In 2000, John Paul II did not have an opportunity to meet a chief rabbi at the airport. The rabbis said they were busy preparing for the Purim holiday, which after all is accompanied with the distribution of gift food baskets and the donning of costumes. The rabbis' absence during the present visit might be attributed to the trouble connected with organizing the Lag Ba'omer bonfires.

The rabbis engaged in diplomatic games, but their followers expressed their views in their own ways. Someone in Safed wanted to receive John Paul II with a pulsa denura, a mystical curse ceremony that, if conducted properly, should have completely disrupted the visit. The police intervened, the man was detained for questioning and the visit was rescued from a bitter fate. The ultra-Orthodox newspaper Hamodia was not happy about the visit or about his anticipated statements. And indeed, John Paul II did not deliver a stirring Zionist speech, nor did he sharply denounce the Palestinians. Hamodia grumbled, somewhat, with an "I told you so" and predicted that the pope's speech would "cool the level of excitement and artificial hysteria that have gone beyond all normal proportions." The great yearning for the Pope to offer an "appeal for the Jewish people's forgiveness" was somehow satisfied with the rather vague statements that John Paul made.

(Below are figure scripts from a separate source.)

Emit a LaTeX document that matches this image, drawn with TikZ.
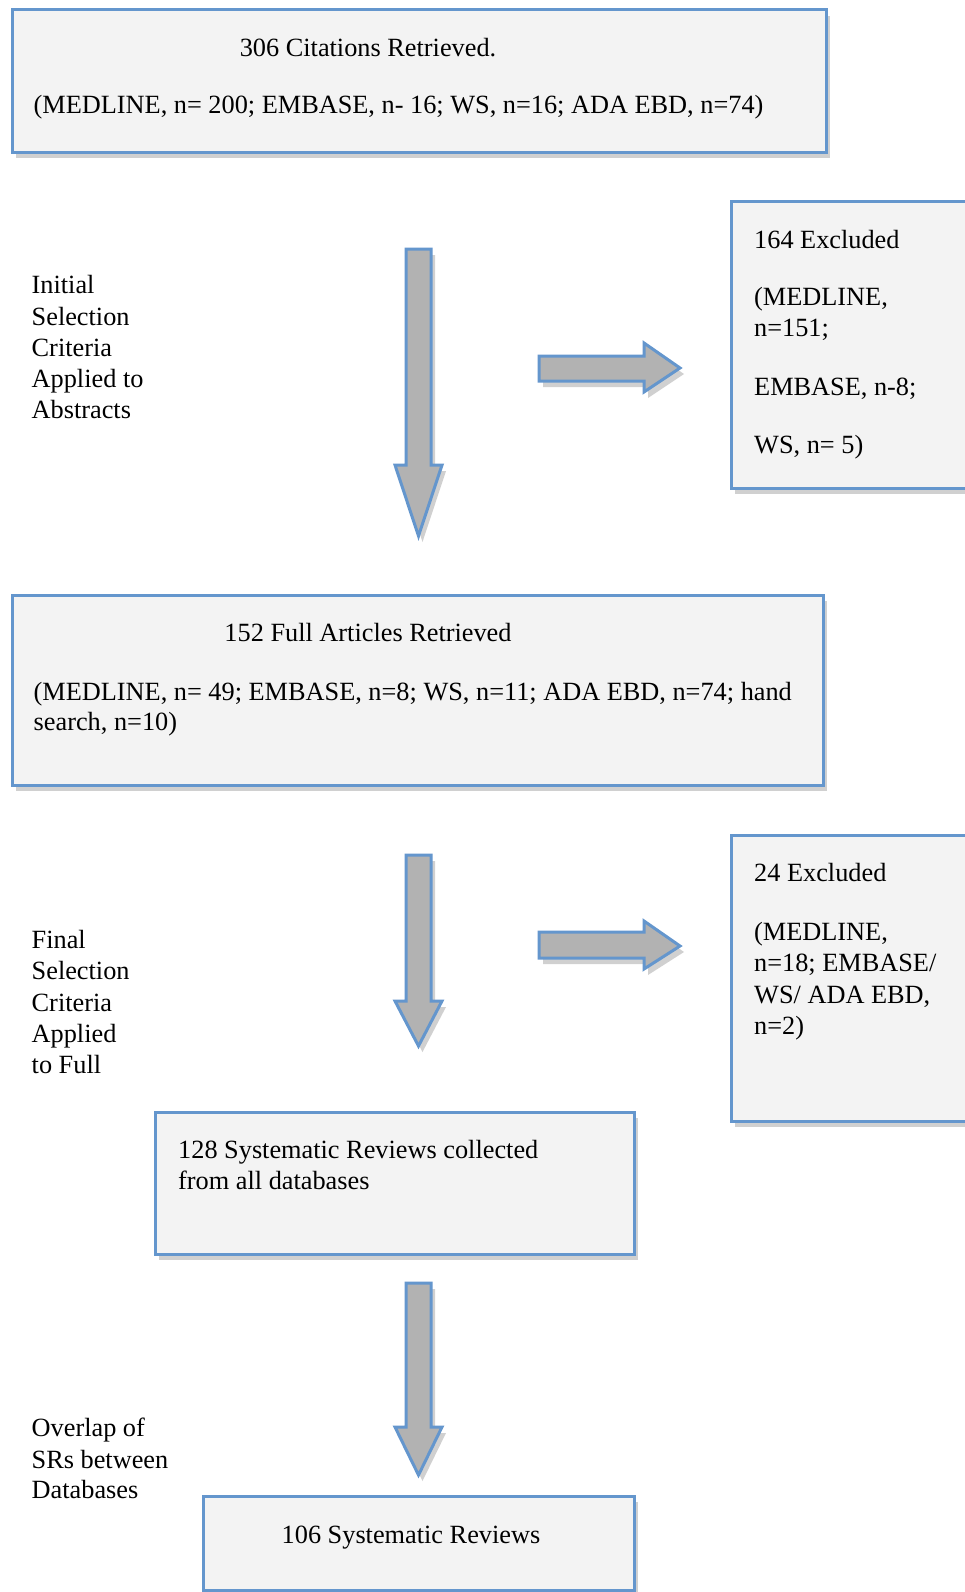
\documentclass[tikz,border=0pt]{standalone}
\usepackage{fontspec}
\setmainfont{Liberation Serif}
\usetikzlibrary{shadows}
\definecolor{bordblue}{RGB}{100,150,205}
\definecolor{boxfill}{RGB}{243,243,243}
\definecolor{arrfill}{RGB}{178,178,178}
\begin{document}
\begin{tikzpicture}[x=1pt,y=-1pt,
  shad/.style={drop shadow={shadow xshift=4pt, shadow yshift=-6pt, opacity=0.3, fill=black!60}},
  box/.style={draw=bordblue, line width=3pt, fill=boxfill, inner sep=0pt, outer sep=0pt, shad},
  blockarrow/.style={draw=bordblue, line width=3pt, fill=arrfill, line join=miter, shad},
  txt/.style={anchor=west, inner sep=0pt, text height=19pt, text depth=6pt, font=\fontsize{26.3}{31}\selectfont},
  ctxt/.style={txt, anchor=center}]
\clip (0,0) rectangle (965,1592);
\fill[white] (0,0) rectangle (965,1592);

% boxes
\node[box, minimum width=814, minimum height=142] (b1) at (419,81) {};
\node[box, minimum width=259, minimum height=287] (e1) at (860.5,344.5) {};
\node[box, minimum width=811, minimum height=190] (b2) at (417.5,690) {};
\node[box, minimum width=259, minimum height=286] (e2) at (860.5,978) {};
\node[box, minimum width=479, minimum height=142] (b3) at (394.5,1183) {};
\node[box, minimum width=431, minimum height=94] (b4) at (418.5,1543) {};

% block arrows
\draw[blockarrow] (406,249) -- (431,249) -- (431,465) -- (442,465) -- (418.5,536) -- (395,465) -- (406,465) -- cycle;
\draw[blockarrow] (406,855) -- (431,855) -- (431,1001) -- (442,1001) -- (418.5,1046) -- (395,1001) -- (406,1001) -- cycle;
\draw[blockarrow] (406,1283) -- (431,1283) -- (431,1427) -- (442,1427) -- (418.5,1475) -- (395,1427) -- (406,1427) -- cycle;
\draw[blockarrow] (539,356) -- (644,356) -- (644,343) -- (680,368) -- (644,392) -- (644,381) -- (539,381) -- cycle;
\draw[blockarrow] (539,932) -- (644,932) -- (644,921) -- (680,946) -- (644,969) -- (644,958) -- (539,958) -- cycle;

% box 1 text
\node[ctxt] (t1a) at (368,50) {306 Citations Retrieved.};
\node[txt] (t1b) at (33.5,107) {(MEDLINE, n= 200; EMBASE, n- 16; WS, n=16; ADA EBD, n=74)};

% excluded 1
\node[txt] (e1a) at (754,242) {164 Excluded};
\node[txt] (e1b) at (754,299) {(MEDLINE,};
\node[txt] (e1c) at (754,330) {n=151;};
\node[txt] (e1d) at (754,389) {EMBASE, n-8;};
\node[txt] (e1e) at (754,447) {WS, n= 5)};

% label 1
\node[txt] (l1a) at (31.5,287) {Initial};
\node[txt] (l1b) at (31.5,319) {Selection};
\node[txt] (l1c) at (31.5,350) {Criteria};
\node[txt] (l1d) at (31.5,381) {Applied to};
\node[txt] (l1e) at (31.5,412) {Abstracts};

% box 2 text
\node[ctxt] (t2a) at (368,635) {152 Full Articles Retrieved};
\node[txt] (t2b) at (33.5,694) {(MEDLINE, n= 49; EMBASE, n=8; WS, n=11; ADA EBD, n=74; hand};
\node[txt] (t2c) at (33.5,724) {search, n=10)};

% excluded 2
\node[txt] (e2a) at (754,875) {24 Excluded};
\node[txt] (e2b) at (754,933.5) {(MEDLINE,};
\node[txt] (e2c) at (754,965) {n=18; EMBASE/};
\node[txt] (e2d) at (754,996.5) {WS/ ADA EBD,};
\node[txt] (e2e) at (754,1028) {n=2)};

% label 2
\node[txt] (l2a) at (31.5,942) {Final};
\node[txt] (l2b) at (31.5,973) {Selection};
\node[txt] (l2c) at (31.5,1004.5) {Criteria};
\node[txt] (l2d) at (31.5,1036) {Applied};
\node[txt] (l2e) at (31.5,1066.5) {to Full};

% box 3 text
\node[txt] (t3a) at (178,1152) {128 Systematic Reviews collected};
\node[txt] (t3b) at (178,1183) {from all databases};

% label 3
\node[txt] (l3a) at (31.5,1430) {Overlap of};
\node[txt] (l3b) at (31.5,1462) {SRs between};
\node[txt] (l3c) at (31.5,1492) {Databases};

% box 4 text
\node[ctxt] (t4a) at (411,1537) {106 Systematic Reviews};
\end{tikzpicture}
\end{document}
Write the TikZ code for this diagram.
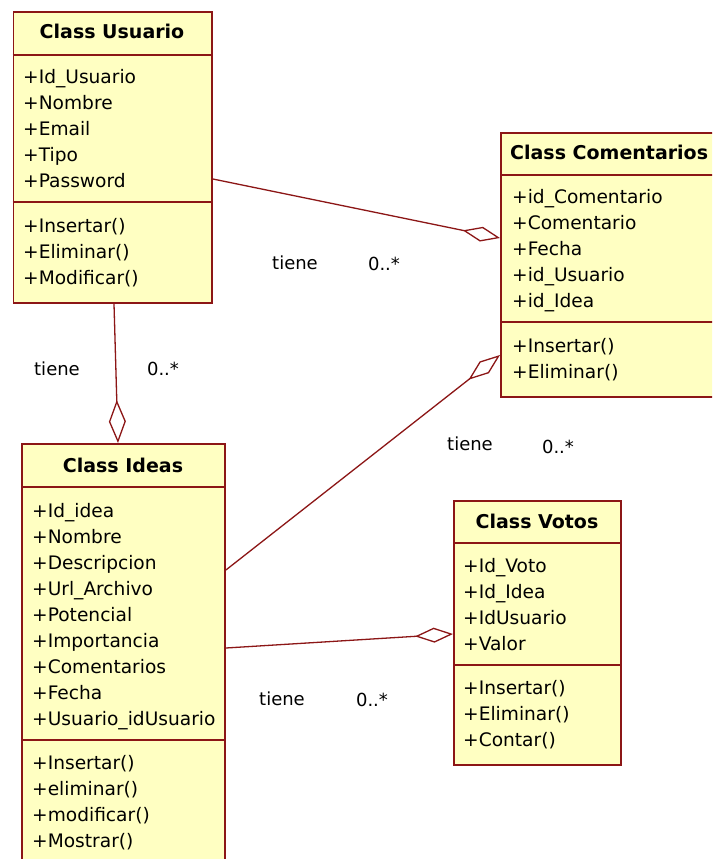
\documentclass[tikz,border=0pt]{standalone}
\usepackage{fontspec}
\setmainfont{DejaVu Sans}
\usetikzlibrary{arrows.meta}
\definecolor{umlline}{RGB}{140,22,22}
\definecolor{umlfill}{RGB}{255,255,194}
\tikzset{
  classbox/.style={draw=umlline, fill=umlfill, line width=1.9pt, rectangle, anchor=north west, inner sep=0pt},
  sepline/.style={draw=umlline, line width=1.7pt},
  member/.style={anchor=base west, inner sep=0pt, font=\fontsize{18.6}{22}\selectfont},
  ctitle/.style={anchor=base, inner sep=0pt, font=\bfseries\fontsize{19}{22}\selectfont},
  assoc/.style={draw=umlline, line width=1.3pt, -{Diamond[open, length=38pt, width=15pt]}},
  lbl/.style={inner sep=0pt, font=\fontsize{18}{22}\selectfont}
}
\begin{document}
\begin{tikzpicture}[x=1pt, y=-1pt]
\clip (0,0) rectangle (712,859);
\fill[white] (0,0) rectangle (712,859);

% ---- class boxes ----
\node[classbox, minimum width=198.5pt, minimum height=291pt] (usuario) at (12.5,11) {};
\node[classbox, minimum width=225pt, minimum height=264pt] (comentarios) at (500,132) {};
\node[classbox, minimum width=203pt, minimum height=440pt] (ideas) at (21,443) {};
\node[classbox, minimum width=167pt, minimum height=264pt] (votos) at (453,500) {};

% compartment separators
\draw[sepline] (usuario.west |- 0,55) -- (usuario.east |- 0,55);
\draw[sepline] (usuario.west |- 0,202) -- (usuario.east |- 0,202);
\draw[sepline] (comentarios.west |- 0,175) -- (comentarios.east |- 0,175);
\draw[sepline] (comentarios.west |- 0,322) -- (comentarios.east |- 0,322);
\draw[sepline] (ideas.west |- 0,487) -- (ideas.east |- 0,487);
\draw[sepline] (ideas.west |- 0,740) -- (ideas.east |- 0,740);
\draw[sepline] (votos.west |- 0,543) -- (votos.east |- 0,543);
\draw[sepline] (votos.west |- 0,665) -- (votos.east |- 0,665);

% ---- Usuario ----
\node[ctitle] (usuarioT) at (112,39) {Class Usuario};
\foreach \t [count=\i] in {+Id\_Usuario, +Nombre, +Email, +Tipo, +Password}
  \node[member] (ua\i) at (23,{57+26*\i}) {\t};
\foreach \t [count=\i] in {+Insertar(), +Eliminar(), +Modificar()}
  \node[member] (um\i) at (23,{206+26*\i}) {\t};

% ---- Comentarios ----
\node[ctitle, anchor=base west] (comentariosT) at (510,159) {Class Comentarios};
\foreach \t [count=\i] in {+id\_Comentario, +Comentario, +Fecha, +id\_Usuario, +id\_Idea}
  \node[member] (ca\i) at (512,{177+26*\i}) {\t};
\foreach \t [count=\i] in {+Insertar(), +Eliminar()}
  \node[member] (cm\i) at (512,{326+26*\i}) {\t};

% ---- Ideas ----
\node[ctitle] (ideasT) at (123,472) {Class Ideas};
\foreach \t [count=\i] in {+Id\_idea, +Nombre, +Descripcion, +Url\_Archivo, +Potencial, +Importancia, +Comentarios, +Fecha, +Usuario\_idUsuario}
  \node[member] (ia\i) at (32,{491+26*\i}) {\t};
\foreach \t [count=\i] in {+Insertar(), +eliminar(), +modificar(), +Mostrar()}
  \node[member] (im\i) at (32,{743+26*\i}) {\t};

% ---- Votos ----
\node[ctitle] (votosT) at (537,528) {Class Votos};
\foreach \t [count=\i] in {+Id\_Voto, +Id\_Idea, +IdUsuario, +Valor}
  \node[member] (va\i) at (463,{546+26*\i}) {\t};
\foreach \t [count=\i] in {+Insertar(), +Eliminar(), +Contar()}
  \node[member] (vm\i) at (463,{668+26*\i}) {\t};

% ---- associations (aggregation diamonds) ----
\draw[assoc] (usuario.east |- 0,179) -- (comentarios.west |- 0,238);
\draw[assoc, -{Diamond[open, length=43pt, width=17pt]}] (usuario.south -| 114,0) -- (ideas.north -| 118,0);
\draw[assoc, -{Diamond[open, length=40pt, width=15pt]}] (ideas.east |- 0,570) -- (comentarios.west |- 0,355);
\draw[assoc] (ideas.east |- 0,648) -- (votos.west |- 0,634);

% ---- association labels ----
\node[lbl] (l1a) at (295,263) {tiene};
\node[lbl] (l1b) at (384,264) {0..*};
\node[lbl] (l2a) at (57,369) {tiene};
\node[lbl] (l2b) at (163,369) {0..*};
\node[lbl] (l3a) at (470,444) {tiene};
\node[lbl] (l3b) at (558,447) {0..*};
\node[lbl] (l4a) at (282,699) {tiene};
\node[lbl] (l4b) at (372,700) {0..*};
\end{tikzpicture}
\end{document}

Today, newspapers are anticipating the visit according to criteria of the fading era of "market forces." Financial journals are quoting "tourism officials" who assess the effect of the Pope's current visit from their own, specific, professional point of view, and doubt his ability to inspire masses of tourists to visit Israel. It's not John Paul II, they say with disappointment. It's not even Bar Rafaeli. It's just a man, with a German accent, who is far from being young. You know what?, they say. If you really wanted a Christian personality, you should have brought Madonna.